Por fim, mas não menos importante: o papel da dúvida. O processo de ensino se direciona no sentido de tirar as dúvidas, quando deveria era criar dúvidas! É as dúvidas que permitem as pessoas formularem perguntas, buscarem repostas e expandir os horizontes do conhecimento humano. Quando o ensino se limita a fazerem as pessoas absorverem um determinado conhecimento e acreditarem que tem as repostas definitivas, ele mina aquilo que move o aprendizado, que é a busca por respostas. Nas palavras de Feynman “eu acredito que é muito mais interessante viver com incerteza do que com respostas que podem estar erradas. Eu tenho respostas aproximadas, crenças possíveis, diferentes graus de certeza sobre diferentes coisas, mas não estou absolutamente certo de qualquer coisa e sobre muitas coisas não sei nada”.
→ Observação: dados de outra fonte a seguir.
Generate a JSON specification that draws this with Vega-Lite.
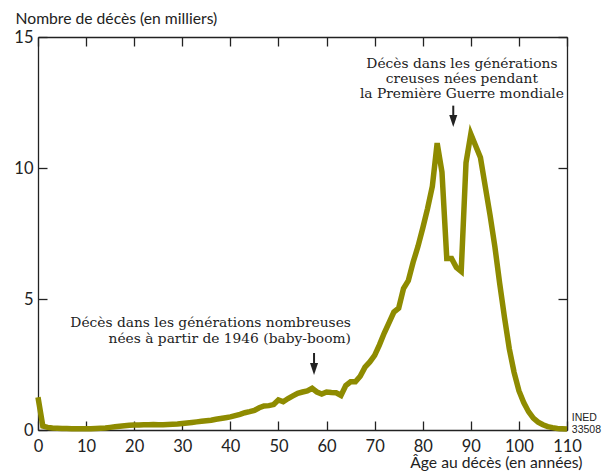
{
  "$schema": "https://vega.github.io/schema/vega-lite/v6.json",
  "width": 529,
  "height": 393,
  "autosize": {"type": "none"},
  "padding": {"left": 38, "top": 37, "right": 39, "bottom": 41},
  "background": "white",
  "config": {
    "view": {"stroke": null},
    "axis": {"grid": false, "domainColor": "#222", "tickColor": "#222", "domainWidth": 1.3, "tickWidth": 1.3, "labelFont": "Lato", "titleFont": "Lato", "labelColor": "#222", "titleColor": "#222", "labelFontSize": 16.5, "titleFontSize": 15.7, "titleFontWeight": "normal"}
  },
  "datasets": {
    "deaths": [
      {"age":0,"v":1.25},{"age":1,"v":0.15},{"age":2,"v":0.1},{"age":3,"v":0.08},{"age":4,"v":0.07},{"age":5,"v":0.06},{"age":6,"v":0.06},{"age":7,"v":0.05},{"age":8,"v":0.05},{"age":9,"v":0.05},
      {"age":10,"v":0.05},{"age":11,"v":0.05},{"age":12,"v":0.06},{"age":13,"v":0.07},{"age":14,"v":0.08},{"age":15,"v":0.1},{"age":16,"v":0.12},{"age":17,"v":0.14},{"age":18,"v":0.16},{"age":19,"v":0.18},
      {"age":20,"v":0.19},{"age":21,"v":0.19},{"age":22,"v":0.2},{"age":23,"v":0.2},{"age":24,"v":0.21},{"age":25,"v":0.2},{"age":26,"v":0.2},{"age":27,"v":0.21},{"age":28,"v":0.22},{"age":29,"v":0.23},
      {"age":30,"v":0.25},{"age":31,"v":0.27},{"age":32,"v":0.29},{"age":33,"v":0.31},{"age":34,"v":0.33},{"age":35,"v":0.35},{"age":36,"v":0.37},{"age":37,"v":0.41},{"age":38,"v":0.44},{"age":39,"v":0.47},
      {"age":40,"v":0.5},{"age":41,"v":0.55},{"age":42,"v":0.6},{"age":43,"v":0.66},{"age":44,"v":0.7},{"age":45,"v":0.75},{"age":46,"v":0.85},{"age":47,"v":0.92},{"age":48,"v":0.93},{"age":49,"v":0.97},
      {"age":50,"v":1.15},{"age":51,"v":1.08},{"age":52,"v":1.2},{"age":53,"v":1.3},{"age":54,"v":1.4},{"age":55,"v":1.45},{"age":56,"v":1.49},{"age":57,"v":1.59},{"age":58,"v":1.45},{"age":59,"v":1.37},
      {"age":60,"v":1.45},{"age":61,"v":1.43},{"age":62,"v":1.42},{"age":63,"v":1.32},{"age":64,"v":1.7},{"age":65,"v":1.84},{"age":66,"v":1.84},{"age":67,"v":2.05},{"age":68,"v":2.4},{"age":69,"v":2.6},
      {"age":70,"v":2.85},{"age":71,"v":3.25},{"age":72,"v":3.7},{"age":73,"v":4.1},{"age":74,"v":4.5},{"age":75,"v":4.65},{"age":76,"v":5.4},{"age":77,"v":5.7},{"age":78,"v":6.4},{"age":79,"v":7.0},
      {"age":80,"v":7.7},{"age":81,"v":8.45},{"age":82,"v":9.3},{"age":83,"v":10.95},{"age":84,"v":9.85},{"age":85,"v":6.55},{"age":86,"v":6.55},{"age":87,"v":6.2},{"age":88,"v":6.05},{"age":89,"v":10.2},
      {"age":90,"v":11.3},{"age":91,"v":10.85},{"age":92,"v":10.4},{"age":93,"v":9.3},{"age":94,"v":8.2},{"age":95,"v":7.0},{"age":96,"v":5.6},{"age":97,"v":4.3},{"age":98,"v":3.1},{"age":99,"v":2.2},
      {"age":100,"v":1.5},{"age":101,"v":1.05},{"age":102,"v":0.7},{"age":103,"v":0.45},{"age":104,"v":0.3},{"age":105,"v":0.2},{"age":106,"v":0.13},{"age":107,"v":0.09},{"age":108,"v":0.06},{"age":109,"v":0.05},
      {"age":110,"v":0.04}
    ],
    "arrows": [
      {"x":57.4,"top":2.94,"bottom":2.48,"head":2.33},
      {"x":86.35,"top":12.38,"bottom":11.95,"head":11.79}
    ],
    "noteLeft": [
      {"x":65.07,"y":3.93,"label":"Décès dans les générations nombreuses\nnées à partir de 1946 (baby-boom)"}
    ],
    "noteRight": [
      {"x":88.15,"y":13.8,"label":"Décès dans les générations\ncreuses nées pendant\nla Première Guerre mondiale"}
    ],
    "source": [
      {"x":111.0,"y":0.34,"label":"INED\n33508"}
    ]
  },
  "layer": [
    {
      "data": {"name": "deaths"},
      "mark": {"type": "line", "color": "#8e8b00", "strokeWidth": 5.5, "strokeJoin": "miter", "strokeCap": "butt"},
      "encoding": {
        "x": {"field": "age", "type": "quantitative", "scale": {"domain": [0, 110], "nice": false}, "axis": {"orient": "bottom", "values": [0,10,20,30,40,50,60,70,80,90,100,110], "tickSize": -9, "labelPadding": 17, "title": "Âge au décès (en années)", "titleAlign": "right", "titleAnchor": null, "titleX": 544, "titleY": 37, "titleBaseline": "alphabetic", "labelFlush": false}},
        "y": {"field": "v", "type": "quantitative", "scale": {"domain": [0, 15], "nice": false}, "axis": {"orient": "left", "values": [0,5,10,15], "tickSize": -9, "labelPadding": 14, "title": "Nombre de décès (en milliers)", "titleAngle": 0, "titleAlign": "left", "titleAnchor": null, "titleX": -23, "titleY": -14, "titleBaseline": "alphabetic", "labelFlush": false}}
      }
    },
    {
      "data": {"name": "deaths"},
      "mark": {"type": "line", "strokeOpacity": 0},
      "encoding": {
        "x": {"field": "age", "type": "quantitative", "axis": {"orient": "top", "values": [0,10,20,30,40,50,60,70,80,90,100,110], "tickSize": -9, "labels": false, "title": null}},
        "y": {"field": "v", "type": "quantitative", "axis": {"orient": "right", "values": [0,5,10,15], "tickSize": -9, "labels": false, "title": null}}
      }
    },
    {
      "data": {"name": "arrows"},
      "mark": {"type": "rule", "color": "#222", "strokeWidth": 2},
      "encoding": {
        "x": {"field": "x", "type": "quantitative", "axis": null},
        "y": {"field": "top", "type": "quantitative", "axis": null},
        "y2": {"field": "bottom"}
      }
    },
    {
      "data": {"name": "arrows"},
      "mark": {"type": "point", "shape": "M-0.67,-1L0.67,-1L0,1Z", "filled": true, "color": "#222", "opacity": 1, "size": 144},
      "encoding": {
        "x": {"field": "x", "type": "quantitative", "axis": null},
        "y": {"field": "head", "type": "quantitative", "axis": null}
      }
    },
    {
      "data": {"name": "noteLeft"},
      "mark": {"type": "text", "font": "DejaVu Serif", "fontSize": 13.8, "color": "#222", "lineBreak": "\n", "lineHeight": 16, "baseline": "alphabetic", "align": "right"},
      "encoding": {
        "x": {"field": "x", "type": "quantitative", "axis": null},
        "y": {"field": "y", "type": "quantitative", "axis": null},
        "text": {"field": "label"}
      }
    },
    {
      "data": {"name": "noteRight"},
      "mark": {"type": "text", "font": "DejaVu Serif", "fontSize": 13.8, "color": "#222", "lineBreak": "\n", "lineHeight": 15, "baseline": "alphabetic", "align": "center"},
      "encoding": {
        "x": {"field": "x", "type": "quantitative", "axis": null},
        "y": {"field": "y", "type": "quantitative", "axis": null},
        "text": {"field": "label"}
      }
    },
    {
      "data": {"name": "source"},
      "mark": {"type": "text", "font": "Liberation Sans", "fontSize": 10.5, "color": "#222", "lineBreak": "\n", "lineHeight": 12, "baseline": "alphabetic", "align": "left"},
      "encoding": {
        "x": {"field": "x", "type": "quantitative", "axis": null},
        "y": {"field": "y", "type": "quantitative", "axis": null},
        "text": {"field": "label"}
      }
    }
  ],
  "resolve": {"axis": {"x": "independent", "y": "independent"}}
}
Essa postura contrasta com a que vemos em discussões da internet, em que interlocutores se esforçam para mostrar que tem a palavra final sobre determinado assunto e se deleitam em humilhar e ridicularizar aqueles com outros pontos de vista, quando deveriam tentar aprender com eles. Elas são obcecadas em “refutar” outras teses, quando deveriam procurar chegar a algum consenso para daí avançar os seus entendimentos. Para essas pessoas, Feynman diria: “eu não preciso conhecer uma resposta. Não me sinto assustado por não conhecer coisas, por estar perdido num universo misterioso sem propósito algum. Essa é minha opinião sobre como o universo é, provavelmente. Isso não me assusta”.
Não deu para comentar todos os tópicos discutidos na entrevista, como o envolvimento de Feynman no projeto Manhattan e a responsabilidade dos cientistas para com a sociedade, as dificuldades com a teoria dos quarks, uma breve alfinetada nas ciências humanas e a opinião de “Dick,” como era apelidado, sobre pseudociências e religião.
Para finalizar, sintetizarei em um breve sumário aquilo que creio serem os fundamentos de uma educação libertária enunciados por Feynman, a seguir:
- Rejeição do aprendizado como mera memorização de nomes e informações.
- Rejeição a figuras de autoridade.
- Premiações não deve ser o objetivo. O prazer em aprender coisas novas, sim.
- Respeito à singularidade de cada indivíduo. Não existe método universal de ensino que contemple a todos. Cada indivíduo tem sua forma particular de aprendizado.
- Dúvida deve ser estimulada. Não há mau nenhum em não saber todas as respostas.
O legado de Feynman não só para a física, mas para a humanidade é vasto. Suas concepções sobre o ensino o ajudaram a ser o gênio peculiar e irreverente que foi, e poderão ajudar a construir uma sociedade mais livre.